The max_tokens parameter is a bit of a pain, in the sense that you need to know the number of tokens in your prompt, so as not to ask for more than 2049 tokens.
Is there any solution to allow the API to just stop when it gets to 2049 tokens, and not specifying max_tokens? Loading GPT2 tokenizer just to find number of tokens in the text seems like an overkill for this. Since response has ‘stop reason’, I’d expect there’s some workaround.
Thank you, for the answer and references!
I don’t actually want to increase the number of tokens. I’m just asking if there’s an API solution to gracefully return from a request where you accidentally request more tokens than the engine can do. Instead of exiting with an exception.
API currently “makes you” select a max_number of tokens, and since my prompt lengths are varying, it’s something i’d like to not compute on the fly every time.
Hello, Everyone
I am also facing like @alex_g problem.
My max token is 2048. but responsive text’s token is 240~300.
When I check the responsive, finish reason is “stop”.
is there any solution for increate the tokens? I want only get max_token(2049) by one api request.

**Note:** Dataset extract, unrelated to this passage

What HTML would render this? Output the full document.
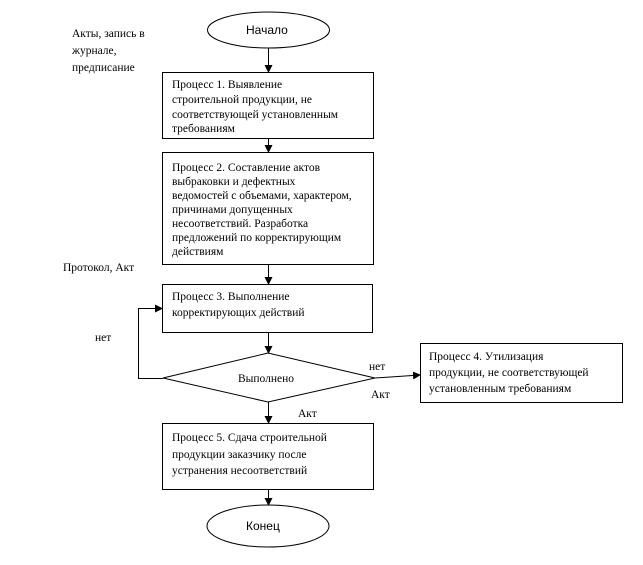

If you know any solution, please help me
Thanks in advacne.
If you want to use a bigger context window an option is to divide the context in chunks, do multiple api calls, and the sum all the answers in one. You can define a function to do it manually, or you can use a library like langchain to handle the process for you.
def chunker(seq, size):
return (seq[pos:pos + size] for pos in range(0, len(seq), size))